Além disso, o BRICS convidou 13 países, em sua maioria do Sul Global, para integrar o agrupamento como parceiros. Neste contexto, Lula reverenciou tal parceria, relembrando o Movimento dos Países Não Alinhados e apelando de forma muito eficaz à antiga solidariedade entre os Estados pós-coloniais. O presidente brasileiro não mediu palavras ao condenar a escalada de conflitos em todo o mundo, o descumprimento do Direito Internacional e as violações da soberania da Ucrânia e do Irã. Ao mesmo tempo, responsabilizou a Otan por acelerar a corrida armamentista.

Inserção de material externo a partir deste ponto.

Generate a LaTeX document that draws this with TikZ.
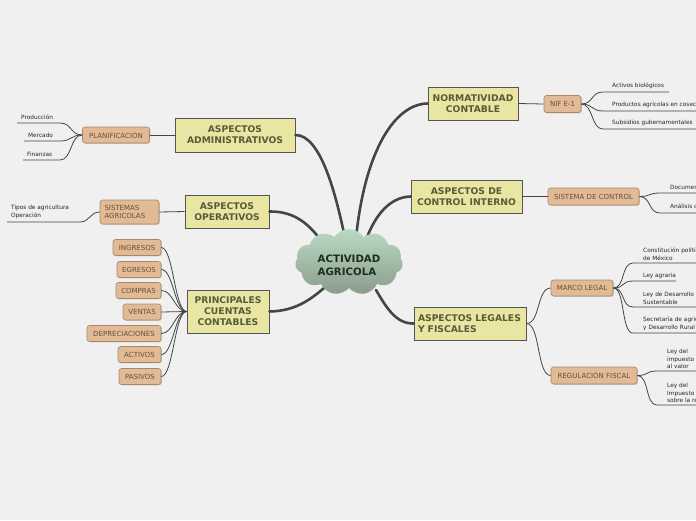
\documentclass[tikz,border=0pt]{standalone}
\usepackage{fontspec}
\setmainfont{DejaVu Sans}
\usetikzlibrary{shapes.symbols,shadows}
\definecolor{bg}{HTML}{F0F0F0}
\definecolor{mainfill}{HTML}{E8E6A2}
\definecolor{mainborder}{HTML}{555555}
\definecolor{maintext}{HTML}{5A5A38}
\definecolor{subfill}{HTML}{E2BA96}
\definecolor{subborder}{HTML}{A88868}
\definecolor{subtext}{HTML}{6A4E3C}
\definecolor{conn}{HTML}{454545}
\definecolor{cloudtop}{HTML}{BADAC2}
\definecolor{cloudbot}{HTML}{8A9C8C}
\definecolor{cloudtext}{HTML}{1E2E20}
\tikzset{
  maintopic/.style={rectangle, draw=mainborder, fill=mainfill, line width=0.8pt,
    font=\fontsize{9.2}{11}\selectfont\bfseries, text=maintext, align=center, inner sep=0pt},
  subtopic/.style={rectangle, rounded corners=2.5pt, draw=subborder, fill=subfill, line width=0.6pt,
    font=\fontsize{7}{8.5}\selectfont, text=subtext, align=center, inner sep=0pt, minimum height=16pt,
    drop shadow={shadow xshift=0.8pt, shadow yshift=-0.8pt, opacity=0.35}},
  leaftext/.style={font=\fontsize{5.8}{8.3}\selectfont, text=black!85, align=left, inner sep=0pt, anchor=south west},
  leafline/.style={draw=conn, line width=0.8pt},
  thinconn/.style={draw=conn, line width=0.8pt},
  thickconn/.style={draw=conn, line width=2.6pt, line cap=round},
}
\begin{document}
\begin{tikzpicture}[x=1pt,y=-1pt]
\clip (0,0) rectangle (696,520);
\fill[bg] (0,0) rectangle (696,520);

% main topics
\node[maintopic, minimum width=120pt, minimum height=34pt] (adm) at (235,135) {ASPECTOS\\ADMINISTRATIVOS};
\node[maintopic, minimum width=84pt, minimum height=33pt] (ope) at (227,211.5) {ASPECTOS\\OPERATIVOS};
\node[maintopic, minimum width=82pt, minimum height=43pt] (pcc) at (228,311.5) {PRINCIPALES\\CUENTAS\\CONTABLES};
\node[maintopic, minimum width=90pt, minimum height=33pt] (nor) at (473,103.5) {NORMATIVIDAD\\CONTABLE};
\node[maintopic, minimum width=111pt, minimum height=33pt] (cin) at (466.5,196.5) {ASPECTOS DE\\CONTROL INTERNO};
\node[maintopic, minimum width=112pt, minimum height=33pt, text width=104pt, align=left] (leg) at (470,323.5) {ASPECTOS LEGALES\\Y FISCALES};

% central connectors
\coordinate (cA) at (345,238);
\coordinate (cB) at (322,242);
\coordinate (cC) at (324,288);
\coordinate (cD) at (356,238);
\coordinate (cE) at (366,240);
\coordinate (cF) at (376,290);
\draw[thickconn] (adm.east) .. controls (320,135) and (335,190) .. (cA);
\draw[thickconn] (ope.east) .. controls (295,211) and (310,225) .. (cB);
\draw[thickconn] (pcc.east) .. controls (295,311) and (310,300) .. (cC);
\draw[thickconn] (nor.west) .. controls (395,104) and (365,150) .. (cD);
\draw[thickconn] (cin.west) .. controls (390,197) and (375,215) .. (cE);
\draw[thickconn] (leg.west) .. controls (395,324) and (385,305) .. (cF);

% central cloud
\node[cloud, cloud puffs=11, cloud puff arc=115, aspect=1.6, minimum width=108pt, minimum height=66pt,
  top color=cloudtop, bottom color=cloudbot, draw=none, inner sep=0pt] (cloud) at (349,262) {};
\node[font=\fontsize{10.2}{13}\selectfont\bfseries, text=cloudtext, align=left, inner sep=0pt] (ctext) at (349,265) {ACTIVIDAD\\AGRICOLA};

% subtopics left
\node[subtopic, minimum width=67pt] (plan) at (116,135) {PLANIFICACIÓN};
\node[subtopic, minimum width=59pt, minimum height=24pt, text width=50pt, align=left] (sis) at (129.5,212) {SISTEMAS\\AGRICOLAS};
\node[subtopic, minimum width=48pt] (ing) at (137,247.5) {INGRESOS};
\node[subtopic, minimum width=44pt] (egr) at (139,269.5) {EGRESOS};
\node[subtopic, minimum width=45pt] (com) at (138.5,290.5) {COMPRAS};
\node[subtopic, minimum width=38pt] (ven) at (142,312) {VENTAS};
\node[subtopic, minimum width=74pt] (dep) at (124,333.5) {DEPRECIACIONES};
\node[subtopic, minimum width=43pt] (act) at (139.5,354.5) {ACTIVOS};
\node[subtopic, minimum width=42pt] (pas) at (140,376.5) {PASIVOS};

% subtopics right
\node[subtopic, minimum width=37pt, minimum height=17pt] (nif) at (562.5,104) {NIF E-1};
\node[subtopic, minimum width=91pt, minimum height=17pt] (sdc) at (593.5,196.5) {SISTEMA DE CONTROL};
\node[subtopic, minimum width=62pt] (mar) at (582,288) {MARCO LEGAL};
\node[subtopic, minimum width=86pt, minimum height=17pt] (reg) at (594,375.5) {REGULACIÓN FISCAL};

% main to sub connectors
\draw[thinconn] (adm.west) -- (plan.east);
\draw[thinconn] (ope.west) -- (sis.east);
\foreach \s in {ing,egr,com,ven,dep,act,pas}{
  \draw[thinconn] (\s.east) .. controls +(12,0) and +(-12,0) .. (pcc.west);
}
\draw[thinconn] (nor.east) -- (nif.west);
\draw[thinconn] (cin.east) -- (sdc.west);
\draw[thinconn] (leg.east) .. controls +(14,0) and +(-14,0) .. (mar.west);
\draw[thinconn] (leg.east) .. controls +(14,0) and +(-14,0) .. (reg.west);

% leaves: PLANIFICACION
\coordinate (l1a) at (17,123); \coordinate (l1b) at (60,123);
\coordinate (l2a) at (24,141); \coordinate (l2b) at (60,141);
\coordinate (l3a) at (23,160); \coordinate (l3b) at (60,160);
\node[leaftext] (t1) at (21,120) {Producción};
\node[leaftext] (t2) at (28,138) {Mercado};
\node[leaftext] (t3) at (27,157) {Finanzas};
\foreach \a/\b in {l1a/l1b,l2a/l2b,l3a/l3b}{
  \draw[leafline] (plan.west) .. controls +(-12,0) and +(12,0) .. (\b) -- (\a);
}
% leaves: SISTEMAS AGRICOLAS
\coordinate (l4a) at (7,222); \coordinate (l4b) at (80,222);
\node[leaftext] (t4) at (11,219) {Tipos de agricultura\\Operación};
\draw[leafline] (sis.west) .. controls +(-10,0) and +(10,0) .. (l4b) -- (l4a);

% leaves: NIF E-1
\coordinate (r1a) at (603,92); \coordinate (r1b) at (669,92);
\coordinate (r2a) at (603,111); \coordinate (r2b) at (710,111);
\coordinate (r3a) at (603,129); \coordinate (r3b) at (710,129);
\node[leaftext] (u1) at (612,89) {Activos biológicos};
\node[leaftext] (u2) at (612,108) {Productos agrícolas en cosecha};
\node[leaftext] (u3) at (612,126) {Subsidios gubernamentales};
\foreach \a/\b in {r1a/r1b,r2a/r2b,r3a/r3b}{
  \draw[leafline] (nif.east) .. controls +(12,0) and +(-12,0) .. (\a) -- (\b);
}
% leaves: SISTEMA DE CONTROL
\coordinate (r4a) at (660,193); \coordinate (r4b) at (710,193);
\coordinate (r5a) at (660,213); \coordinate (r5b) at (710,213);
\node[leaftext] (u4) at (670,190) {Documentación};
\node[leaftext] (u5) at (670,210) {Análisis de riesgos};
\foreach \a/\b in {r4a/r4b,r5a/r5b}{
  \draw[leafline] (sdc.east) .. controls +(12,0) and +(-12,0) .. (\a) -- (\b);
}
% leaves: MARCO LEGAL
\coordinate (r6a) at (633,263); \coordinate (r6b) at (710,263);
\coordinate (r7a) at (633,281); \coordinate (r7b) at (676,281);
\coordinate (r8a) at (633,307); \coordinate (r8b) at (710,307);
\coordinate (r9a) at (633,333); \coordinate (r9b) at (710,333);
\node[leaftext, text width=90pt] (u6) at (643,261) {Constitución política\\de México};
\node[leaftext] (u7) at (643,279) {Ley agraria};
\node[leaftext, text width=90pt] (u8) at (643,305) {Ley de Desarrollo Rural\\Sustentable};
\node[leaftext, text width=90pt] (u9) at (643,331) {Secretaría de agricultura\\y Desarrollo Rural};
\foreach \a/\b in {r6a/r6b,r7a/r7b,r8a/r8b,r9a/r9b}{
  \draw[leafline] (mar.east) .. controls +(12,0) and +(-12,0) .. (\a) -- (\b);
}
% leaves: REGULACION FISCAL
\coordinate (r10a) at (657,371); \coordinate (r10b) at (710,371);
\coordinate (r11a) at (657,405); \coordinate (r11b) at (710,405);
\node[leaftext, font=\fontsize{5.8}{7.5}\selectfont] (u10) at (667,369) {Ley del\\impuesto\\al valor};
\node[leaftext, font=\fontsize{5.8}{7.5}\selectfont] (u11) at (667,403) {Ley del\\Impuesto\\sobre la renta};
\foreach \a/\b in {r10a/r10b,r11a/r11b}{
  \draw[leafline] (reg.east) .. controls +(12,0) and +(-12,0) .. (\a) -- (\b);
}
\end{tikzpicture}
\end{document}
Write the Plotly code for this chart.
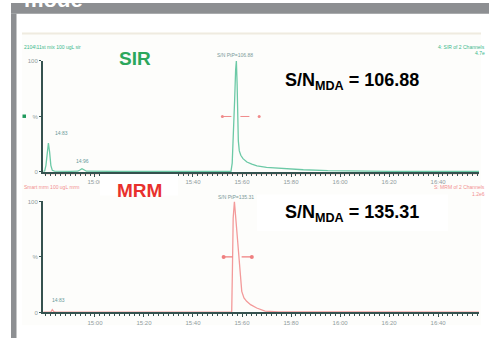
import plotly.graph_objects as go

W, H = 489, 341

# ---------------- data ----------------
sir_time = [14.790, 14.795, 14.800, 14.805, 14.810, 14.815, 14.820, 14.826, 14.835,
            14.900, 14.930, 14.940, 14.947, 14.955, 14.965, 15.100, 15.300, 15.500,
            15.555, 15.560, 15.565, 15.570, 15.574, 15.577, 15.580, 15.582, 15.585,
            15.589, 15.595, 15.604, 15.620, 15.640, 15.661, 15.700, 15.767, 15.850,
            15.950, 16.050, 16.200, 16.400, 16.570]
sir_int = [0.5, 1.0, 6.0, 18.0, 26.0, 18.0, 6.0, 1.5, 0.8,
           0.6, 0.7, 2.0, 3.0, 2.0, 0.7, 0.5, 0.4, 0.5,
           0.6, 8.0, 30.0, 65.0, 92.0, 100.0, 80.0, 45.0, 28.0,
           19.0, 15.0, 12.0, 9.0, 7.0, 5.5, 4.2, 3.0, 2.0,
           1.2, 0.8, 0.6, 0.5, 0.5]

mrm_time = [14.790, 14.820, 14.826, 14.832, 14.840, 15.000, 15.300, 15.500, 15.558,
            15.561, 15.564, 15.569, 15.575, 15.582, 15.589, 15.594, 15.599, 15.608,
            15.619, 15.635, 15.660, 15.694, 15.750, 16.000, 16.300, 16.570]
mrm_int = [0.3, 0.4, 2.5, 0.8, 0.3, 0.3, 0.3, 0.3, 0.5,
           40.0, 85.0, 100.0, 85.0, 65.0, 49.0, 32.0, 19.0, 13.0,
           10.0, 7.0, 4.0, 1.2, 0.6, 0.4, 0.3, 0.3]

noise_sir_time = [15.520, 15.670]
noise_sir_int = [50, 50]
noise_mrm_time = [15.525, 15.640]
noise_mrm_int = [50, 50]

tick_vals = [15.0, 15.2, 15.4, 15.6, 15.8, 16.0, 16.2, 16.4]
tick_text = ["15:00", "15:20", "15:40", "15:60", "15:80", "16:00", "16:20", "16:40"]
x_range = [14.788, 16.567]

# ---------------- helpers (layout only) ----------------
def fx(px):
    return px / W

def fy(py):
    return 1 - py / H

GREEN_TRACE = "#6cc9a6"
PINK_TRACE = "#f39a9a"
AXIS = "#35524f"
TICKFONT = dict(family="Liberation Sans, Arial", size=6, color="#8f9c9c")

fig = go.Figure()
fig.add_trace(go.Scatter(x=sir_time, y=sir_int, mode="lines",
                         line=dict(color=GREEN_TRACE, width=1.3), xaxis="x", yaxis="y",
                         hoverinfo="skip"))
fig.add_trace(go.Scatter(x=noise_sir_time, y=noise_sir_int, mode="lines+markers",
                         line=dict(color="#f08a8a", width=1, dash="dash"),
                         marker=dict(size=3, color="#f08a8a"), xaxis="x", yaxis="y",
                         hoverinfo="skip"))
fig.add_trace(go.Scatter(x=mrm_time, y=mrm_int, mode="lines",
                         line=dict(color=PINK_TRACE, width=1.3), xaxis="x2", yaxis="y2",
                         hoverinfo="skip"))
fig.add_trace(go.Scatter(x=noise_mrm_time, y=noise_mrm_int, mode="lines+markers",
                         line=dict(color="#ef7f7f", width=1.2, dash="dash"),
                         marker=dict(size=4, color="#ef7f7f"), xaxis="x2", yaxis="y2",
                         hoverinfo="skip"))

xaxis_common = dict(range=x_range, showline=True, linecolor=AXIS, linewidth=2,
                    showgrid=False, zeroline=False, ticks="outside", ticklen=3,
                    tickcolor=AXIS, tickvals=tick_vals, ticktext=tick_text,
                    tickfont=TICKFONT,
                    minor=dict(ticks="outside", dtick=0.02, tick0=15.0, ticklen=2,
                               tickcolor=AXIS, showgrid=False))
yaxis_common = dict(range=[0, 100], showline=True, linecolor=AXIS, linewidth=2,
                    showgrid=False, zeroline=False, ticks="outside", ticklen=2,
                    tickcolor=AXIS, tickvals=[0, 50, 100], ticktext=["0", "%", "100"],
                    tickfont=TICKFONT)

fig.update_layout(
    width=W, height=H,
    margin=dict(l=0, r=0, t=0, b=0),
    paper_bgcolor="white",
    plot_bgcolor="rgba(0,0,0,0)",
    showlegend=False,
    xaxis=dict(domain=[fx(43), fx(479)], anchor="y", **xaxis_common),
    yaxis=dict(domain=[fy(172), fy(59)], anchor="x", **yaxis_common),
    xaxis2=dict(domain=[fx(43), fx(479)], anchor="y2", **xaxis_common),
    yaxis2=dict(domain=[fy(315), fy(202)], anchor="x2", **yaxis_common),
)

shapes = [
    # gray frame
    dict(type="rect", xref="paper", yref="paper", x0=fx(11), x1=fx(489), y0=fy(11), y1=fy(0),
         fillcolor="#8d8f92", line=dict(width=0), layer="below"),
    dict(type="rect", xref="paper", yref="paper", x0=fx(11), x1=fx(16.5), y0=fy(341), y1=fy(11),
         fillcolor="#8d8f92", line=dict(width=0), layer="below"),
    # chromatogram image background
    dict(type="rect", xref="paper", yref="paper", x0=fx(22), x1=fx(481), y0=fy(328), y1=fy(30),
         fillcolor="#fdfdfb", line=dict(width=0), layer="below"),
    dict(type="line", xref="paper", yref="paper", x0=fx(22), x1=fx(481), y0=fy(31), y1=fy(31),
         line=dict(color="#efebe0", width=2), layer="below"),
    # pink header line for MRM panel
    dict(type="line", xref="paper", yref="paper", x0=fx(44), x1=fx(479), y0=fy(174), y1=fy(174),
         line=dict(color="#f6c0c0", width=1), layer="below"),
    # white label boxes
    dict(type="rect", xref="paper", yref="paper", x0=fx(100), x1=fx(178), y0=fy(196), y1=fy(174),
         fillcolor="white", line=dict(width=0), layer="above"),
    dict(type="rect", xref="paper", yref="paper", x0=fx(257), x1=fx(448), y0=fy(232), y1=fy(195),
         fillcolor="white", line=dict(width=0), layer="above"),
    # small green marker on SIR panel
    dict(type="rect", xref="paper", yref="paper", x0=fx(22.5), x1=fx(26), y0=fy(117), y1=fy(113.5),
         fillcolor="#1f9a5c", line=dict(width=0)),
]
fig.update_layout(shapes=shapes)

def ann(text, x, y, size, color, bold=False, xanchor="center", yanchor="middle",
        family="Liberation Sans, Arial"):
    return dict(text=(f"<b>{text}</b>" if bold else text), xref="paper", yref="paper",
                x=fx(x), y=fy(y), xanchor=xanchor, yanchor=yanchor, showarrow=False,
                font=dict(family=family, size=size, color=color))

small = 5
annotations = [
    ann("mode", 22, -4, 22, "white", bold=True, xanchor="left"),
    ann("SIR", 135, 57, 19, "#2ca75c", bold=True),
    ann("MRM", 139, 191, 19, "#e8312d", bold=True),
    ann("S/N<sub>MDA</sub> = 106.88", 283, 80, 18, "black", bold=True, xanchor="left"),
    ann("S/N<sub>MDA</sub> = 135.31", 283, 214, 18, "black", bold=True, xanchor="left"),
    ann("2104\\11st mix 100 ugL sir", 22, 45, small, "#3cb88c", xanchor="left"),
    ann("4: SIR of 2 Channels", 487, 45, small, "#3cb88c", xanchor="right"),
    ann("4.7e", 487, 51, small, "#3cb88c", xanchor="right"),
    ann("S/N PtP=106.88", 235, 53, small, "#7a9a9a"),
    ann("14:83", 53, 132, small, "#6a9a9a", xanchor="left"),
    ann("14:96", 82, 161, small, "#6a9a9a"),
    ann("Smart mrm 100 ugL mrm", 22, 187, small, "#f29090", xanchor="left"),
    ann("S: MRM of 2 Channels", 487, 187.5, small, "#f29090", xanchor="right"),
    ann("1.2e6", 487, 194, small, "#f29090", xanchor="right"),
    ann("S/N PtP=135.31", 236, 197, small, "#7a9a9a"),
    ann("14:83", 50, 302, small, "#6a9a9a", xanchor="left"),
]
fig.update_layout(annotations=annotations)

fig.write_html(
    "out.html",
    config={"displayModeBar": False},
    post_script=(
        "var d=document.documentElement;d.style.margin='0';d.style.padding='0';"
        "d.style.overflow='hidden';document.body.style.margin='0';"
        "document.body.style.padding='0';document.body.style.overflow='hidden';"
        "window.scrollTo(0,0);"
    ),
)
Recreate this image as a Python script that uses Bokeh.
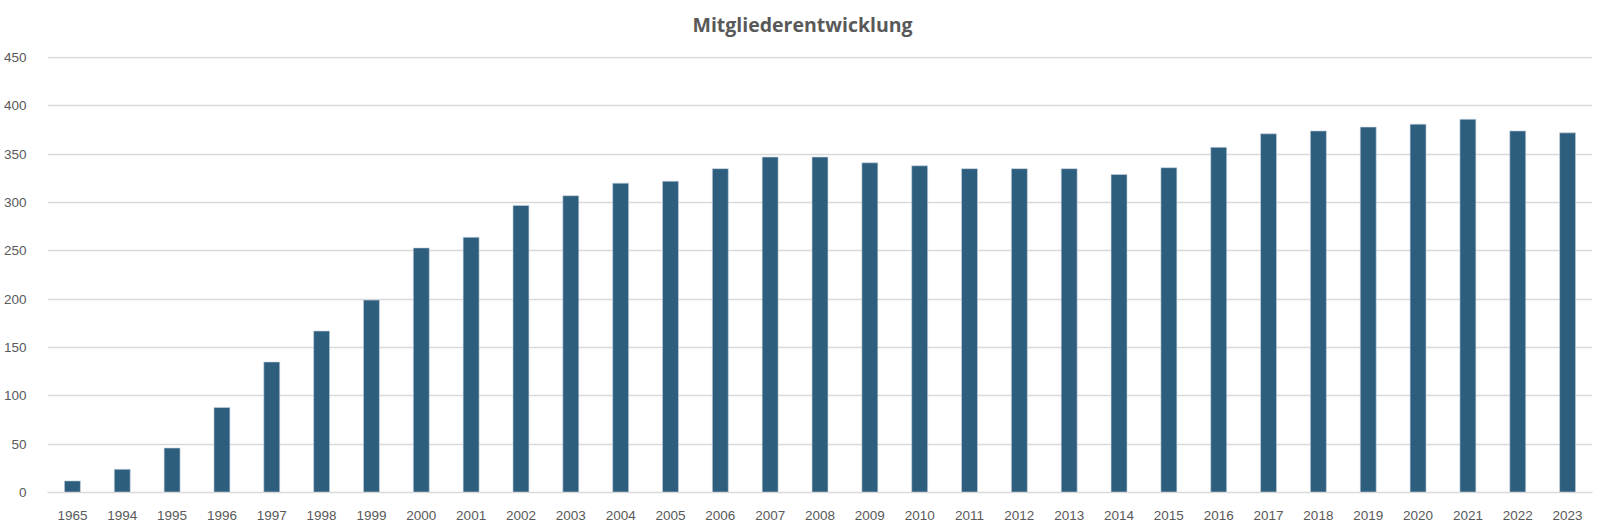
from bokeh.plotting import figure
from bokeh.models import FactorRange, Range1d, ColumnDataSource, SingleIntervalTicker, Title
from bokeh.embed import file_html
from bokeh.resources import INLINE

years = ["1965", "1994", "1995", "1996", "1997", "1998", "1999", "2000", "2001", "2002",
         "2003", "2004", "2005", "2006", "2007", "2008", "2009", "2010", "2011", "2012",
         "2013", "2014", "2015", "2016", "2017", "2018", "2019", "2020", "2021", "2022", "2023"]
members = [12, 24, 46, 88, 135, 167, 199, 253, 264, 297,
           307, 320, 322, 335, 347, 347, 341, 338, 335, 335,
           335, 329, 336, 357, 371, 374, 378, 381, 386, 374, 372]

title_text = "Mitgliederentwicklung"

src = ColumnDataSource(dict(x=years, y=members))

p = figure(width=1600, height=527, output_backend="svg", toolbar_location=None,
           x_range=FactorRange(*years, range_padding=0), y_range=Range1d(0, 451),
           min_border_left=43, min_border_right=8, min_border_bottom=35, min_border_top=56)

# spacer between title and plot area
p.add_layout(Title(text=" ", text_font_size="15.5px", standoff=0), "above")
p.add_layout(Title(text=title_text, align="left", vertical_align="bottom", text_font="Open Sans",
                   text_font_size="19.5px", text_font_style="bold", text_color="#595959",
                   standoff=0, offset=645), "above")

p.vbar(x="x", top="y", width=0.32, source=src, fill_color="#2e5e7e", line_color="#c8d4de",
       line_width=0.6)

p.outline_line_color = None
p.ygrid.grid_line_color = "#d9d9d9"
p.ygrid.grid_line_width = 1.3
p.xgrid.grid_line_color = None

p.yaxis.ticker = SingleIntervalTicker(interval=50)
p.yaxis.axis_line_color = None
p.yaxis.major_tick_line_color = None
p.yaxis.minor_tick_line_color = None
p.yaxis.major_label_standoff = 15
p.yaxis.major_label_text_font = "Liberation Sans"
p.yaxis.major_label_text_font_size = "13.5px"
p.yaxis.major_label_text_color = "#595959"

p.xaxis.axis_line_color = "#d9d9d9"
p.xaxis.axis_line_width = 1.3
p.xaxis.major_tick_line_color = None
p.xaxis.minor_tick_line_color = None
p.xaxis.major_label_standoff = 12
p.xaxis.major_label_text_font = "Liberation Sans"
p.xaxis.major_label_text_font_size = "13.5px"
p.xaxis.major_label_text_color = "#595959"

open("out.html", "w").write(file_html(p, INLINE))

A Rússia, que não pertencia ao Movimento dos Países Não Alinhados, é um dos membros do BRICS. Entretanto, se os países do BRICS pretendem se colocar como herdeiros dos não alinhados, eles precisam respeitar os Princípios da Coexistência Pacífica, especialmente o da não agressão – também com relação à Ucrânia. Esse é provavelmente outro propósito por trás do apelo de Lula.
Por um lado, muitos países não europeus mantêm uma postura neutra em relação à guerra na Ucrânia e aceitam implicitamente a pretensão imperialista de Moscou. Por outro lado, os países europeus são vistos como parte integrante do bloco ocidental, enquanto os antigos países do bloco oriental não são entendidos como nações “pós-coloniais”. Portanto, a consciência sobre seus traumas e problemas relacionados à política de segurança é baixa. A expansão da Otan para o Leste é automaticamente criticada como ameaça aos interesses de segurança da Rússia.
Os países europeus fariam bem em mostrar mais independência e tratar os (novos) países do BRICS de igual para igual. E em aproximar os novos países do BRICS dos interesses dos antigos países do bloco oriental, com base nos Princípios da Coexistência Pacífica e no exemplo do Movimento dos Países Não Alinhados.